Open up the design process

DWeb values collaboration, so we should extend that to valuing open design as well through practices such as participatory workshops, and sharing research learnings. An open collaborative process is desirable for many reasons. It creates a sense of shared ownership, fosters empathy and understanding among team members, encourages transparency and accountability, and can lead to better design outcomes that reflect diverse perspectives and needs. By opening up the design process, one can create a more collaborative and inclusive environment that empowers designers, developers, and end-users alike to together build a more humane decentralized web.

Build more humane tech together

Established designers should mentor new voices to grow the ranks of human-centered DWeb designers. DWeb Camp provides a perfect knowledge sharing forum for this.

Looking ahead: follow-ups and future engagements

We had many aspirations for DWeb Camp 2023 which certainly brought its own challenges. From logistical hiccups to managing different tasks simultaneously, the journey found us in some arduous and rocky outcrops, but it was ultimately very rewarding. The distributed physical and social structures of the Camp made group convening difficult, and last-minute changes posed additional problems we had to adapt to. However, the positive feedback we received underlined the significance and impact of having a designated Design Track, and why such a space was necessary.

The end of DWeb Camp 2023 marked the beginning of numerous follow-ups and potential collaborations.

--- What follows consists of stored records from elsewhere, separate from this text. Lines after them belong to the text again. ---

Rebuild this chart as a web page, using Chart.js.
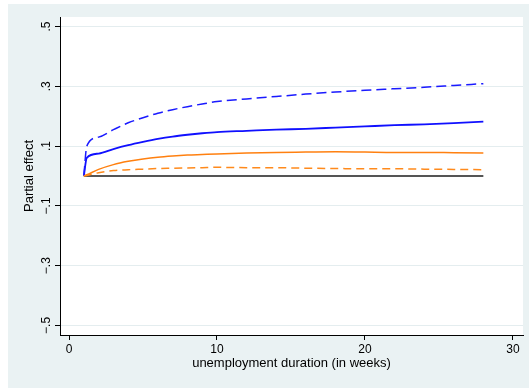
<!DOCTYPE html>
<html>
<head>
<meta charset="utf-8">
<script src="https://cdn.jsdelivr.net/npm/chart.js@4.4.0/dist/chart.umd.min.js"></script>
<style>
html,body{margin:0;padding:0;background:#fff;}
#wrap{position:relative;width:529px;height:388px;}
</style>
</head>
<body>
<div id="wrap"><canvas id="c" width="529" height="388"></canvas></div>
<script>
// ---- data ----
const weeks = [1, 1.2, 2, 3, 4, 5, 6, 7, 8, 9, 10, 12, 14, 16, 18, 20, 22, 24, 26, 28];
const blueSolid = [0, 0.061, 0.075, 0.090, 0.103, 0.114, 0.124, 0.132, 0.138, 0.143, 0.147, 0.151, 0.155, 0.158, 0.162, 0.166, 0.170, 0.173, 0.177, 0.182];
const blueDashed = [0, 0.100, 0.130, 0.155, 0.178, 0.195, 0.210, 0.222, 0.232, 0.241, 0.249, 0.258, 0.266, 0.274, 0.281, 0.287, 0.292, 0.297, 0.303, 0.309];
const orangeSolid = [0, 0.004, 0.022, 0.038, 0.049, 0.057, 0.063, 0.067, 0.070, 0.072, 0.074, 0.077, 0.079, 0.080, 0.081, 0.080, 0.079, 0.079, 0.078, 0.077];
const orangeDashed = [0, 0.002, 0.011, 0.018, 0.021, 0.023, 0.025, 0.026, 0.027, 0.028, 0.029, 0.028, 0.028, 0.026, 0.025, 0.024, 0.024, 0.023, 0.022, 0.021];
const zeroLine = [0, 0, 0, 0, 0, 0, 0, 0, 0, 0, 0, 0, 0, 0, 0, 0, 0, 0, 0, 0];
const yTicks = [-0.5, -0.3, -0.1, 0.1, 0.3, 0.5];
const xTicks = [0, 10, 20, 30];
const xTitle = 'unemployment duration (in weeks)';
const yTitle = 'Partial effect';

const pts = arr => weeks.map((w, i) => ({x: w, y: arr[i]}));

const bgPlugin = {
  id: 'bg',
  beforeDraw(chart) {
    const ctx = chart.ctx, a = chart.chartArea;
    ctx.save();
    ctx.fillStyle = '#ffffff';
    ctx.fillRect(0, 0, chart.width, chart.height);
    ctx.fillStyle = '#EAF2F3';
    ctx.fillRect(8, 4, chart.width - 8, chart.height - 4);
    ctx.fillStyle = '#ffffff';
    ctx.fillRect(a.left, a.top, a.right - a.left, a.bottom - a.top);
    ctx.restore();
  }
};

const fmt = v => {
  const s = Math.abs(v).toFixed(1).replace(/^0/, '');
  return (v < 0 ? '\u2212' : '') + s;
};

const font = {family: "'Liberation Sans', Arial, sans-serif", size: 12};

new Chart(document.getElementById('c'), {
  type: 'line',
  data: {
    datasets: [
      {data: pts(orangeDashed), borderColor: '#ff8a1c', borderWidth: 1.5, borderDash: [8, 5], pointRadius: 0, cubicInterpolationMode: 'monotone'},
      {data: pts(orangeSolid), borderColor: '#ff8010', borderWidth: 1.5, pointRadius: 0, cubicInterpolationMode: 'monotone'},
      {data: pts(blueDashed), borderColor: '#1a1aff', borderWidth: 1.5, borderDash: [10, 5], pointRadius: 0, cubicInterpolationMode: 'monotone'},
      {data: pts(blueSolid), borderColor: '#1010ff', borderWidth: 1.8, pointRadius: 0, cubicInterpolationMode: 'monotone'},
      {data: pts(zeroLine), borderColor: '#555555', borderWidth: 2.2, pointRadius: 0}
    ]
  },
  options: {
    responsive: false,
    animation: false,
    layout: {padding: {left: 0, top: 17, right: 6, bottom: 0}},
    plugins: {legend: {display: false}, tooltip: {enabled: false}},
    scales: {
      x: {
        type: 'linear',
        min: -0.61, max: 30.68,
        afterBuildTicks: s => { s.ticks = xTicks.map(v => ({value: v})); },
        afterFit: s => { s.height = 53; },
        border: {display: true, color: '#000', width: 1},
        grid: {drawOnChartArea: false, drawTicks: true, tickLength: 5, tickColor: '#000'},
        ticks: {font: font, color: '#000', padding: 2, maxRotation: 0, callback: v => String(v)},
        title: {display: true, text: xTitle, font: {family: font.family, size: 13}, color: '#000', padding: {top: 0, bottom: 17}}
      },
      y: {
        type: 'linear',
        min: -0.532, max: 0.532,
        afterBuildTicks: s => { s.ticks = yTicks.map(v => ({value: v})); },
        afterFit: s => { s.width = 60; },
        border: {display: true, color: '#000', width: 1},
        grid: {drawOnChartArea: true, color: '#E4EDEF', lineWidth: 1, drawTicks: true, tickLength: 5, tickColor: '#000'},
        ticks: {font: font, color: '#000', padding: 0, crossAlign: 'center', minRotation: 90, maxRotation: 90, callback: v => fmt(v)},
        title: {display: true, text: yTitle, font: {family: font.family, size: 13}, color: '#000', padding: {top: 22, bottom: 0}}
      }
    }
  },
  plugins: [bgPlugin]
});
</script>
</body>
</html>
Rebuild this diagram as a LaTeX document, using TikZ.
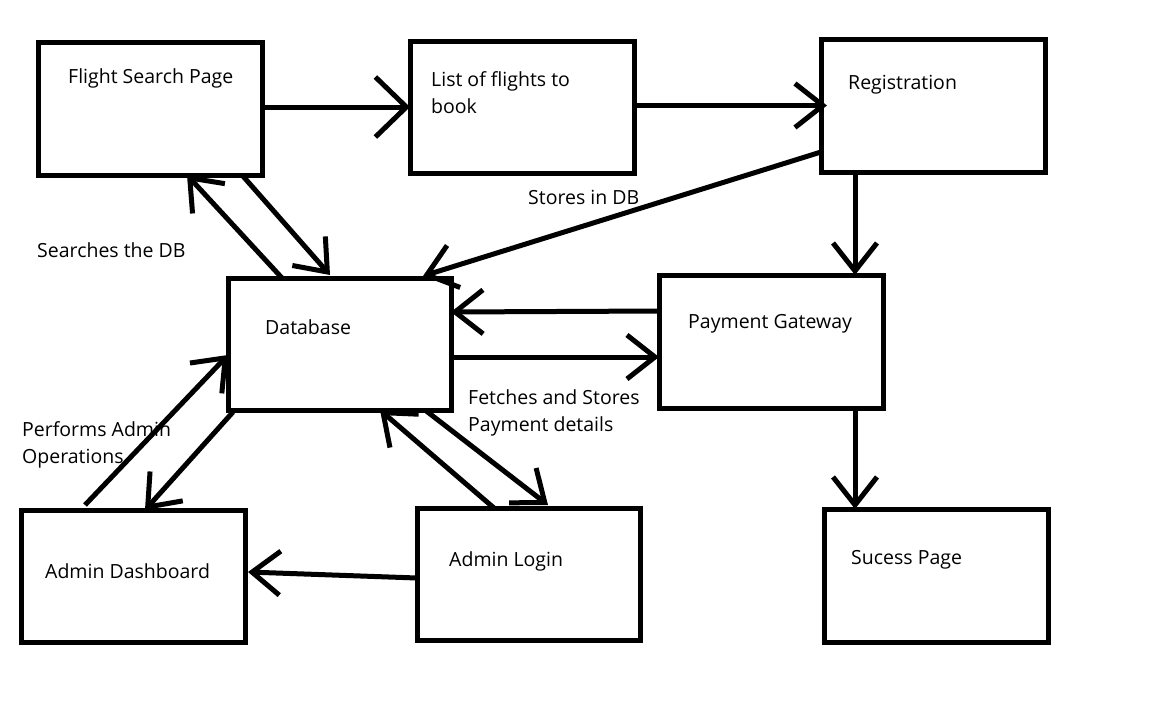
\documentclass[tikz,border=0pt]{standalone}
\usepackage{fontspec}
\setmainfont{Open Sans}
\usetikzlibrary{arrows.meta,calc}
\begin{document}
\begin{tikzpicture}[x=1pt,y=-1pt,
  box/.style={draw, line width=5pt, rectangle, outer sep=0pt, inner sep=0pt},
  lbl/.style={anchor=base west, inner sep=0pt, font=\fontsize{19.5pt}{27pt}\selectfont},
  con/.style={line width=5pt, -{Straight Barb[length=28pt,width=44pt]}},
  bigcon/.style={line width=5pt, -{Straight Barb[length=31pt,width=60pt]}},
]
\useasboundingbox (0,0) rectangle (1151,705);
\fill[white] (0,0) rectangle (1151,705);
% boxes
\node[box, minimum width=224pt, minimum height=133pt] (fs)  at (150,108.5) {};
\node[box, minimum width=224pt, minimum height=132pt] (lf)  at (522,107) {};
\node[box, minimum width=224pt, minimum height=133pt] (reg) at (933,105.5) {};
\node[box, minimum width=223pt, minimum height=132pt] (db)  at (339.5,344) {};
\node[box, minimum width=224pt, minimum height=133pt] (pg)  at (771,341.5) {};
\node[box, minimum width=224pt, minimum height=132pt] (ad)  at (133,576) {};
\node[box, minimum width=223pt, minimum height=132pt] (al)  at (528.5,574) {};
\node[box, minimum width=224pt, minimum height=133pt] (sp)  at (936,575.5) {};
% texts
\node[lbl] (t1)  at (68,83)   {Flight Search Page};
\node[lbl] (t2a) at (431,86)  {List of flights to};
\node[lbl] (t2b) at (431,113) {book};
\node[lbl] (t3)  at (848,89)  {Registration};
\node[lbl] (t4)  at (528,204) {Stores in DB};
\node[lbl] (t5)  at (37,257)  {Searches the DB};
\node[lbl] (t6)  at (265,334) {Database};
\node[lbl] (t7)  at (688,328) {Payment Gateway};
\node[lbl] (t8a) at (468,404) {Fetches and Stores};
\node[lbl] (t8b) at (468,431) {Payment details};
\node[lbl] (t9a) at (22,436)  {Performs Admin};
\node[lbl] (t9b) at (22,463)  {Operations};
\node[lbl] (t10) at (45,578)  {Admin Dashboard};
\node[lbl] (t11) at (449,566) {Admin Login};
\node[lbl] (t12) at (851,564) {Sucess Page};
% connectors
\draw[bigcon] (fs.east |- lf.west) -- (lf.west);
\draw[con] (lf.east |- reg.west) -- ($(reg.west)+(6,0)$);
\draw[con] ($(db.north west)+(54,0)$) -- ($(fs.south west)+(149,0)$);
\draw[con] ($(fs.south west)+(204,0)$) -- ($(db.north west)+(102,-3)$);
\draw[con] ($(reg.south west)+(0,-20)$) -- ($(db.north west)+(195,-2)$);
\draw[con] ($(reg.south west)+(34,0)$) -- ($(pg.north west)+(196,0)$);
\draw[con] ($(pg.north west)+(0,36)$) -- ($(db.north east)+(0,34)$);
\draw[con] ($(db.south east)+(0,-53)$) -- ($(pg.south west)+(0,-51)$);
\draw[con] ($(ad.north west)+(64,-5)$) -- ($(db.south west)+(0,-55)$);
\draw[con] ($(db.south west)+(5,2)$) -- ($(ad.north west)+(124,0)$);
\draw[con] ($(al.north west)+(77,0)$) -- ($(db.south west)+(152,0)$);
\draw[con] ($(db.south west)+(197,0)$) -- ($(al.north west)+(131,-3)$);
\draw[con] ($(al.west)+(0,4)$) -- ($(ad.east)+(3,-4)$);
\draw[con] ($(pg.south west)+(196,0)$) -- ($(sp.north west)+(31,0)$);
\end{tikzpicture}
\end{document}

Through these collaborations, we aim to further the conversation around design and usability, fostering a more inclusive and user-friendly decentralized web space.

DWeb Camp 2023 offered a unique platform for designers, technologists, and other stakeholders to engage, collaborate, and discuss how to make the decentralized web more user-friendly, inclusive, and environmentally conscious. As we move forward, the lessons learned and the connections made at the camp will play a significant role in driving the design and usability agenda in the DWeb space. Our next steps are to continue spreading the word and taking an intersectional approach that distributes power equitably. After diving deep into the decentralized future, we’re hopeful we can build a more humane web, for everyone.